Há que lembrar também de Shirley MacLaine como Ginnie Moorehead em Deus Sabe Quanto Amei  de Vincente Minnelli, que facilmente poderia ser mais uma das personagens desesperadamente apaixonadas de Cassavetes. Ginnie carrega sempre seu bichinho de pelúcia e permanece em uma cidade desconhecida, esperando pelo homem que ama a ponto de estar disposta a dar seu olho direito por ele. Uma personagem típica de Minnelli, que nos leva a refletir sobre mulheres como Sarah, mulheres para as quais só Deus sabe o quanto amaram. E, ao falar de Amantes, é impossível não mencionar Gena Rowlands, “centro desse filme prodigioso, o mais bonito que o cinema alguma vez inventou”, como disse João Bénard da Costa sobre Shirley/Ginnie — palavras que poderiam muito bem se aplicar a Rowlands. Sarah ama tanto que seu amor a transcende, forçando-a a se deitar em momentos de grande tumulto. A única maneira de seu amor ser expresso é através do excesso, seja nas bagagens intermináveis que ela carrega ao aeroporto ou no mini zoológico que monta no quintal de Robert. Esse excesso a conecta com o personagem de Cassavetes, e talvez seja por isso que ela é a única pessoa no filme que ele consegue realmente amar. O excesso de Sarah só encontra plenitude em um palco onírico, assim como Mabel, em Uma Mulher Sob Influência (1974), encontra refúgio de sua vida neurótica no lago dos cisnes. Sarah se torna a estrela de seu próprio espetáculo distorcido, e é através dele que consegue se reerguer. Uma das cenas mais belas e trágicas do filme, bela porque oferece um dos poucos lampejos de união familiar, trágica porque lançará Sarah novamente em um espiral de humilhação. Ela cai e retorna, sustentada por uma frágil, mas imprescindível, ilusão amorosa.
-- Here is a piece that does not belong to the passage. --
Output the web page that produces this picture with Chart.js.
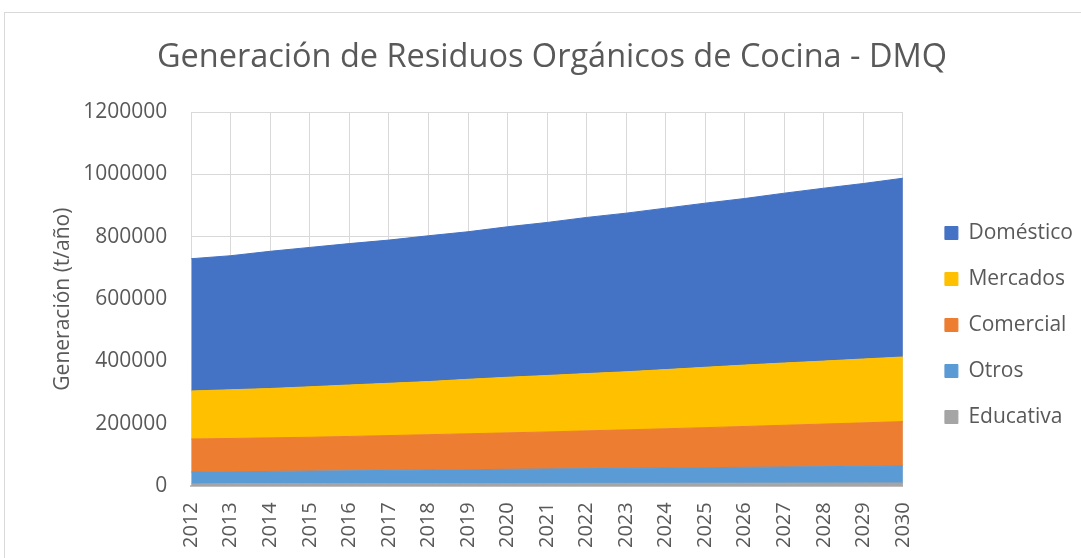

Marido e esposa, irmão e irmã, ator e atriz.

É redundante afirmar que um filme não seria o mesmo sem determinado ator ou atriz, mas isso é especialmente verdadeiro no caso de Cassavetes e Rowlands. Coloco Gena ao lado de John como responsável pela magnitude de seu trabalho, pois os filmes que realizaram juntos são frutos desse amor explosivo; não há como separá-los. Ela é o centro pulsante de suas obras, a força que as leva à sua máxima estatura. Basta observar a cena em que ambos se encontram pela primeira vez neste filme: Robert/Cassavetes se joga nela em um abraço longo e apertado. Nesse momento mágico, podemos tanto ver o amor do personagem por Sarah quanto o amor do ator/diretor por Gena. A tela transborda, e a ficção e a realidade se tornam uma só, assim como os corpos de Sarah/Rowlands e Robert/Cassavetes. Seriam necessárias incontáveis páginas e dissertações para falar de cada detalhe dos filmes que fizeram juntos; como esquecer a maneira como Gena mexe em seu cabelo volumoso, aquela casa repleta de fotografias e pinturas na parede (recheadas de referências à vida e aos filmes de Cassavetes), o rosto ensanguentado do protagonista enquanto ouve seu filho dizer que o ama, a cena do boliche, ou o cachorro que dorme com Sarah em seus momentos de crise? A lista poderia continuar, mas me detenho aqui. O motivo pelo qual escrevo este texto em primeira pessoa é que não consigo estabelecer uma distância completamente objetiva do filme; ele me afeta de forma dilacerante. Fico embriagado de amor por esses personagens falhos, mas tão belos, que Cassavetes e Rowlands apresentam. Termino com uma frase de Roland Barthes, em Fragmentos de um Discurso Amoroso, pois as palavras começam a me escapar: “EU-TE-AMO. A figura não se refere à declaração de amor, à confissão, mas ao repetido proferimento do grito de amor.”.